(Source code of charts)
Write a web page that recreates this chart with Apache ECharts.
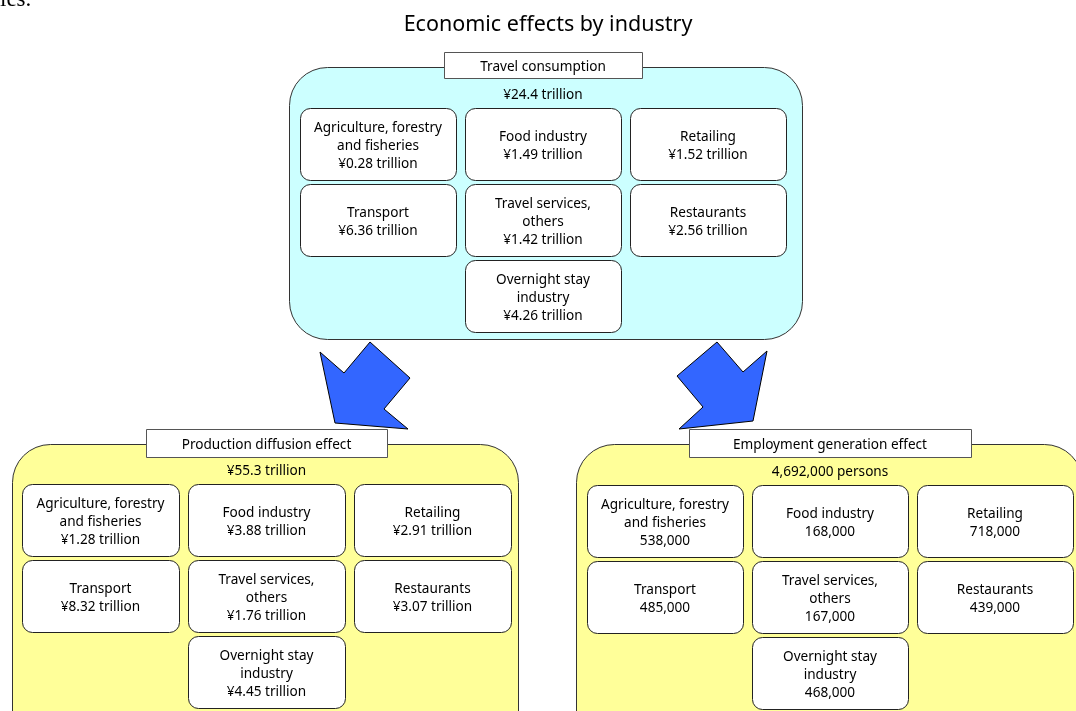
<!DOCTYPE html>
<html>
<head>
<meta charset="utf-8">
<title>Economic effects by industry</title>
<script src="https://cdn.jsdelivr.net/npm/echarts@6/dist/echarts.min.js"></script>
<style>
  html, body { margin: 0; padding: 0; background: #fff; }
  #chart { width: 1076px; height: 711px; }
</style>
</head>
<body>
<div id="chart"></div>
<script>
// --- data ---
const industries = [
  'Agriculture, forestry\nand fisheries',
  'Food industry',
  'Retailing',
  'Transport',
  'Travel services,\nothers',
  'Restaurants',
  'Overnight stay\nindustry'
];
const panelTitles = ['Travel consumption', 'Production diffusion effect', 'Employment generation effect'];
const panelTotals = [24.4, 55.3, 4692000];
const consumptionValues = [0.28, 1.49, 1.52, 6.36, 1.42, 2.56, 4.26]; // ¥ trillion
const productionValues = [1.28, 3.88, 2.91, 8.32, 1.76, 3.07, 4.45];  // ¥ trillion
const employmentValues = [538000, 168000, 718000, 485000, 167000, 439000, 468000]; // persons

// --- layout (in the 1076 x 711 frame of the hidden axes) ---
const cellCol = [0, 1, 2, 0, 1, 2, 1];
const cellRow = [0, 0, 0, 1, 1, 1, 2];
const cellH = 72;
const stepY = 76;
const panels = [
  { x: 289, y: 67, w: 513, h: 272, fill: '#ccffff', labelW: 198, labelY: 52, labelH: 26, totalY: 95,
    cellX: 300, cellY: 108, cellW: 156, stepX: 165 },
  { x: 12, y: 444, w: 506, h: 330, fill: '#ffff99', labelW: 241, labelY: 429, labelH: 28, totalY: 471,
    cellX: 22, cellY: 484, cellW: 157, stepX: 166 },
  { x: 576, y: 444, w: 506, h: 330, fill: '#ffff99', labelW: 282, labelY: 429, labelH: 28, totalY: 472,
    cellX: 587, cellY: 485, cellW: 156, stepX: 165 }
];

const FONT = '"Noto Sans", sans-serif';
const BODY = '13.6px ' + FONT;
const trillion = (v, d) => '¥' + v.toFixed(d) + ' trillion';
const persons = v => v.toLocaleString('en-US');
const totalText = [v => trillion(v, 1), v => trillion(v, 1), v => persons(v) + ' persons'];
const cellText = [v => trillion(v, 2), v => trillion(v, 2), v => persons(v)];

function gridCenterX(p) {
  return p.cellX + (2 * p.stepX + p.cellW) / 2;
}

function panelSeries() {
  return {
    type: 'custom',
    name: 'panels',
    coordinateSystem: 'cartesian2d',
    clip: false,
    silent: true,
    data: panelTotals.map((v, i) => [i, v]),
    renderItem: (params, api) => {
      const i = api.value(0);
      const p = panels[i];
      const a = api.coord([p.x, p.y]);
      const b = api.coord([p.x + p.w, p.y + p.h]);
      const cx = api.coord([gridCenterX(p), 0])[0];
      const l1 = api.coord([gridCenterX(p) - p.labelW / 2, p.labelY]);
      const l2 = api.coord([gridCenterX(p) + p.labelW / 2, p.labelY + p.labelH]);
      const ty = api.coord([0, p.totalY])[1];
      return {
        type: 'group',
        children: [
          { type: 'rect', shape: { x: a[0] + 0.5, y: a[1] + 0.5, width: b[0] - a[0], height: b[1] - a[1], r: 38 },
            style: { fill: p.fill, stroke: '#333', lineWidth: 1 } },
          { type: 'rect', shape: { x: l1[0] + 0.5, y: l1[1] + 0.5, width: l2[0] - l1[0], height: l2[1] - l1[1] },
            style: { fill: '#fff', stroke: '#555', lineWidth: 1 } },
          { type: 'text', style: { x: cx, y: (l1[1] + l2[1]) / 2 + 2, text: panelTitles[i], align: 'center',
            verticalAlign: 'middle', font: BODY, fill: '#000' } },
          { type: 'text', style: { x: cx, y: ty, text: totalText[i](api.value(1)), align: 'center',
            verticalAlign: 'middle', font: BODY, fill: '#000' } }
        ]
      };
    }
  };
}

function cellSeries(k, values) {
  const p = panels[k];
  return {
    type: 'custom',
    name: panelTitles[k],
    coordinateSystem: 'cartesian2d',
    clip: false,
    data: values.map((v, i) => [i, v]),
    renderItem: (params, api) => {
      const i = api.value(0);
      const x0 = p.cellX + cellCol[i] * p.stepX;
      const y0 = p.cellY + cellRow[i] * stepY;
      const a = api.coord([x0, y0]);
      const b = api.coord([x0 + p.cellW, y0 + cellH]);
      return {
        type: 'group',
        children: [
          { type: 'rect', shape: { x: a[0] + 0.5, y: a[1] + 0.5, width: b[0] - a[0], height: b[1] - a[1], r: 10 },
            style: { fill: '#fff', stroke: '#222', lineWidth: 1 } },
          { type: 'text', style: { x: (a[0] + b[0]) / 2, y: (a[1] + b[1]) / 2 + 2,
            text: industries[i] + '\n' + cellText[k](api.value(1)), align: 'center', verticalAlign: 'middle',
            font: BODY, lineHeight: 18, fill: '#000' } }
        ]
      };
    }
  };
}

const chart = echarts.init(document.getElementById('chart'), null, { renderer: 'canvas' });
chart.setOption({
  animation: false,
  backgroundColor: '#fff',
  title: {
    text: 'Economic effects by industry',
    left: 543,
    top: 9,
    textAlign: 'center',
    textStyle: { fontSize: 21.5, fontWeight: 'normal', color: '#000', fontFamily: FONT }
  },
  grid: { left: 0, right: 0, top: 0, bottom: 0 },
  xAxis: { type: 'value', min: 0, max: 1076, show: false },
  yAxis: { type: 'value', min: 0, max: 711, inverse: true, show: false },
  graphic: [
    // fragment of the preceding page text, cut off at the top edge
    { type: 'text', left: 0, top: -12, style: { text: 'ies.', font: '23px "Liberation Serif", serif', fill: '#000' } },
    { type: 'polygon', z: 10, shape: { points: [[370, 342], [410, 378], [384, 409], [408, 429], [335, 423], [320, 352], [344, 373]] },
      style: { fill: '#3366ff', stroke: '#000', lineWidth: 1 } },
    { type: 'polygon', z: 10, shape: { points: [[717, 342], [677, 376], [703, 407], [679, 429], [753, 421], [767, 351], [743, 372]] },
      style: { fill: '#3366ff', stroke: '#000', lineWidth: 1 } }
  ],
  series: [
    panelSeries(),
    cellSeries(0, consumptionValues),
    cellSeries(1, productionValues),
    cellSeries(2, employmentValues)
  ]
});
window.addEventListener('resize', () => chart.resize());
</script>
</body>
</html>
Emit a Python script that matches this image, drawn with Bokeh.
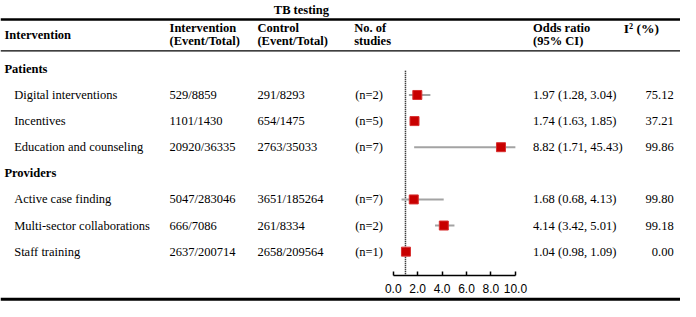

-- EXERCISE GOAL --
Output the full set of records above without changing a word, and drop the images.

-- ANSWER FOR THIS EXERCISE --
Write a web page that recreates this chart with Apache ECharts.
<!DOCTYPE html>
<html>
<head>
<meta charset="utf-8">
<title>Economic effects by industry</title>
<script src="https://cdn.jsdelivr.net/npm/echarts@6/dist/echarts.min.js"></script>
<style>
  html, body { margin: 0; padding: 0; background: #fff; }
  #chart { width: 1076px; height: 711px; }
</style>
</head>
<body>
<div id="chart"></div>
<script>
// --- data ---
const industries = [
  'Agriculture, forestry\nand fisheries',
  'Food industry',
  'Retailing',
  'Transport',
  'Travel services,\nothers',
  'Restaurants',
  'Overnight stay\nindustry'
];
const panelTitles = ['Travel consumption', 'Production diffusion effect', 'Employment generation effect'];
const panelTotals = [24.4, 55.3, 4692000];
const consumptionValues = [0.28, 1.49, 1.52, 6.36, 1.42, 2.56, 4.26]; // ¥ trillion
const productionValues = [1.28, 3.88, 2.91, 8.32, 1.76, 3.07, 4.45];  // ¥ trillion
const employmentValues = [538000, 168000, 718000, 485000, 167000, 439000, 468000]; // persons

// --- layout (in the 1076 x 711 frame of the hidden axes) ---
const cellCol = [0, 1, 2, 0, 1, 2, 1];
const cellRow = [0, 0, 0, 1, 1, 1, 2];
const cellH = 72;
const stepY = 76;
const panels = [
  { x: 289, y: 67, w: 513, h: 272, fill: '#ccffff', labelW: 198, labelY: 52, labelH: 26, totalY: 95,
    cellX: 300, cellY: 108, cellW: 156, stepX: 165 },
  { x: 12, y: 444, w: 506, h: 330, fill: '#ffff99', labelW: 241, labelY: 429, labelH: 28, totalY: 471,
    cellX: 22, cellY: 484, cellW: 157, stepX: 166 },
  { x: 576, y: 444, w: 506, h: 330, fill: '#ffff99', labelW: 282, labelY: 429, labelH: 28, totalY: 472,
    cellX: 587, cellY: 485, cellW: 156, stepX: 165 }
];

const FONT = '"Noto Sans", sans-serif';
const BODY = '13.6px ' + FONT;
const trillion = (v, d) => '¥' + v.toFixed(d) + ' trillion';
const persons = v => v.toLocaleString('en-US');
const totalText = [v => trillion(v, 1), v => trillion(v, 1), v => persons(v) + ' persons'];
const cellText = [v => trillion(v, 2), v => trillion(v, 2), v => persons(v)];

function gridCenterX(p) {
  return p.cellX + (2 * p.stepX + p.cellW) / 2;
}

function panelSeries() {
  return {
    type: 'custom',
    name: 'panels',
    coordinateSystem: 'cartesian2d',
    clip: false,
    silent: true,
    data: panelTotals.map((v, i) => [i, v]),
    renderItem: (params, api) => {
      const i = api.value(0);
      const p = panels[i];
      const a = api.coord([p.x, p.y]);
      const b = api.coord([p.x + p.w, p.y + p.h]);
      const cx = api.coord([gridCenterX(p), 0])[0];
      const l1 = api.coord([gridCenterX(p) - p.labelW / 2, p.labelY]);
      const l2 = api.coord([gridCenterX(p) + p.labelW / 2, p.labelY + p.labelH]);
      const ty = api.coord([0, p.totalY])[1];
      return {
        type: 'group',
        children: [
          { type: 'rect', shape: { x: a[0] + 0.5, y: a[1] + 0.5, width: b[0] - a[0], height: b[1] - a[1], r: 38 },
            style: { fill: p.fill, stroke: '#333', lineWidth: 1 } },
          { type: 'rect', shape: { x: l1[0] + 0.5, y: l1[1] + 0.5, width: l2[0] - l1[0], height: l2[1] - l1[1] },
            style: { fill: '#fff', stroke: '#555', lineWidth: 1 } },
          { type: 'text', style: { x: cx, y: (l1[1] + l2[1]) / 2 + 2, text: panelTitles[i], align: 'center',
            verticalAlign: 'middle', font: BODY, fill: '#000' } },
          { type: 'text', style: { x: cx, y: ty, text: totalText[i](api.value(1)), align: 'center',
            verticalAlign: 'middle', font: BODY, fill: '#000' } }
        ]
      };
    }
  };
}

function cellSeries(k, values) {
  const p = panels[k];
  return {
    type: 'custom',
    name: panelTitles[k],
    coordinateSystem: 'cartesian2d',
    clip: false,
    data: values.map((v, i) => [i, v]),
    renderItem: (params, api) => {
      const i = api.value(0);
      const x0 = p.cellX + cellCol[i] * p.stepX;
      const y0 = p.cellY + cellRow[i] * stepY;
      const a = api.coord([x0, y0]);
      const b = api.coord([x0 + p.cellW, y0 + cellH]);
      return {
        type: 'group',
        children: [
          { type: 'rect', shape: { x: a[0] + 0.5, y: a[1] + 0.5, width: b[0] - a[0], height: b[1] - a[1], r: 10 },
            style: { fill: '#fff', stroke: '#222', lineWidth: 1 } },
          { type: 'text', style: { x: (a[0] + b[0]) / 2, y: (a[1] + b[1]) / 2 + 2,
            text: industries[i] + '\n' + cellText[k](api.value(1)), align: 'center', verticalAlign: 'middle',
            font: BODY, lineHeight: 18, fill: '#000' } }
        ]
      };
    }
  };
}

const chart = echarts.init(document.getElementById('chart'), null, { renderer: 'canvas' });
chart.setOption({
  animation: false,
  backgroundColor: '#fff',
  title: {
    text: 'Economic effects by industry',
    left: 543,
    top: 9,
    textAlign: 'center',
    textStyle: { fontSize: 21.5, fontWeight: 'normal', color: '#000', fontFamily: FONT }
  },
  grid: { left: 0, right: 0, top: 0, bottom: 0 },
  xAxis: { type: 'value', min: 0, max: 1076, show: false },
  yAxis: { type: 'value', min: 0, max: 711, inverse: true, show: false },
  graphic: [
    // fragment of the preceding page text, cut off at the top edge
    { type: 'text', left: 0, top: -12, style: { text: 'ies.', font: '23px "Liberation Serif", serif', fill: '#000' } },
    { type: 'polygon', z: 10, shape: { points: [[370, 342], [410, 378], [384, 409], [408, 429], [335, 423], [320, 352], [344, 373]] },
      style: { fill: '#3366ff', stroke: '#000', lineWidth: 1 } },
    { type: 'polygon', z: 10, shape: { points: [[717, 342], [677, 376], [703, 407], [679, 429], [753, 421], [767, 351], [743, 372]] },
      style: { fill: '#3366ff', stroke: '#000', lineWidth: 1 } }
  ],
  series: [
    panelSeries(),
    cellSeries(0, consumptionValues),
    cellSeries(1, productionValues),
    cellSeries(2, employmentValues)
  ]
});
window.addEventListener('resize', () => chart.resize());
</script>
</body>
</html>
Emit a Python script that matches this image, drawn with Bokeh.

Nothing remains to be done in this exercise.